Página da adaptação para quadrinhos do Rodrigo Rosa. Ainda não li, mas curti demais essa arte!

Zulmira é a filha do casal, que começa meio qualquer coisa e depois vira pretendente de João Romão. Henrique, jovem de 15 anos, filho de um amigo, é visita na casa e come D. Estela escondido. Não tão escondido assim, porque o velho Botelho (um cara que também vive encostado lá) fica sabendo, mas guarda segredo.

Esse núcleo não muda tanto. A evolução aqui é a de Miranda virando barão, o que faz um ciúme louco em João Romão, que deixa de ser pão duro para tentar alcançar algum título e D. Estela que vai de piranha mór a velha recalcada.

Jerônimo, Piedade e Rita Baiana

Acho que esse é o núcleo mais interessante do livro todo. Jerônimo e Piedade são um casal de portugueses que se mudam para o cortiço. Ele, trabalhador super-esforçado, se apaixona por Rita Baiana (mulata sensual…) e acaba se “abrasileirando”.

A troca do vinho pela cachaça, do chá pelo café e do violão pelo cavaco são a evolução de Jerônimo, que acaba matando o namorado de Rita e fugindo do cortiço com ela, abandonando Piedade e a filha.

Piedade então se afunda na bebida, não consegue mais se aguentar em pé (que dirá tomar conta da filha) e passa na mão até dos ex-amigos de Jerônimo.

Léonie e Pombinha

Léonie é uma prostituta admiradíssima pelo pessoal do Cortiço. Embora possa parecer estranho, o fato dela ter dinheiro e encher o pessoal de mimos, faz com que todo mundo a admire. É pra ser uma crítica social, mas não sei se funcionou tão bem.

Pombinha é uma jovem que mora no cortiço. Já tem um pretendente rico, mas só pode se casar quando vier sua primeira menstruação, o que só acontece depois que Léonie a seduz. A passagem da sua primeira menstruação, um sonho em uma floresta vermelha, é até bonitinha.

Depois disso ela se casa, vê que o marido é chatão, chuta o balde e vira prostituta também. Assim como Léonie, volta para o cortiço para mimar o povo e ser admirada. Tem lá uma outra menina que já vai se aproximando para que o ciclo comece mais uma vez.

Pombinha é a personagem menos plana de “O cortiço”, em virtude de sua densidade psicológica. Ainda é um tipo submetido às influências do meio, mas, ao contrário dos demais, seu comportamento evolui à medida que ocorrem as suas experiências. Ela se torna capaz de compreender a conjuntura em que se insere, recuperando informações de sua pequena vivência, sobretudo no que diz respeito às relações passionais, cujo princípio lhe foi exposto pela observação dos moradores do cortiço pela redação de suas cartas.

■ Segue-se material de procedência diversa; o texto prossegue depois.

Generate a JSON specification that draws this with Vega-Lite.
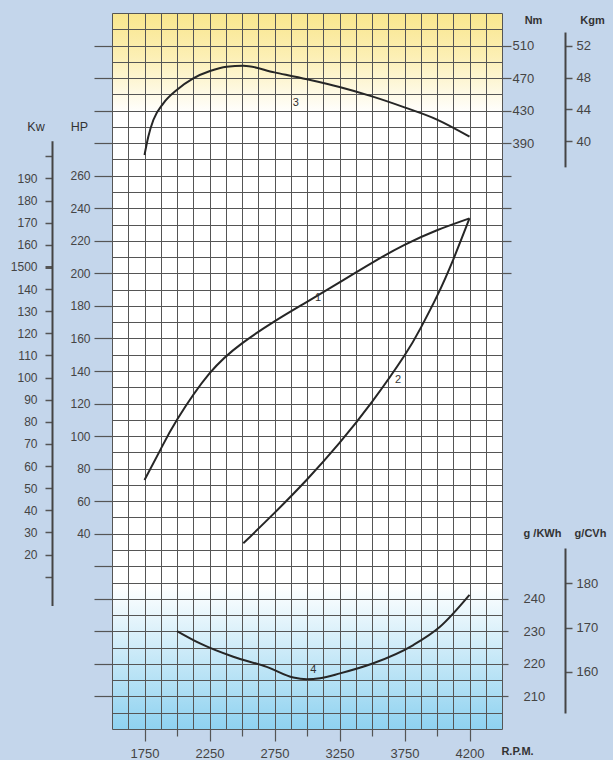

Exemplo de comentário da edição da Lazuli.

Cortiços São Romão e Cabeça-de-Gato

Bom, vão dizer que o cortiço é o personagem principal, então aqui está ele. Começa como uma favelinha, mas depois que João Romão decide ascender socialmente e de um incêndio que destrói o cortiço parcialmente, se transforma em “Avenida São Romão”.

O cortiço Cabeça-de-Gato, rival do “nosso” cortiço, só serve para criar um Fla-Flu com alguns personagens. Depois é para lá que que vão alguns moradores que não conseguiram acompanhar a evolução do São Romão, que encareceu quando se transformou em Avenida. O nome é uma referência ao “Cabeça de Porco”, cortiço que existiu na vida real.

Um cortiço qualquer. Foto de Augusto Malta

Lavadeiras e criados

E aqui estão todos os outros MIL PERSONAGENS do livro. Uma casada vai dar pro Henrique embaixo de uma mangueira e o marido toca ela pra fora de casa, outra fica maluca quando a sua filha fica grávida de um dos funcionários de João Romão, outro maluquinho guarda uma grana em umas garrafas de vidro que João rouba durante um incêndio, outro é gay e é zoado por todo mundo e por aí vai. Essa é a questão que você vai perder na prova, porque mesmo se tivesse lido o livro não lembraria do que aconteceu com a Marciana ou com o Alexandre.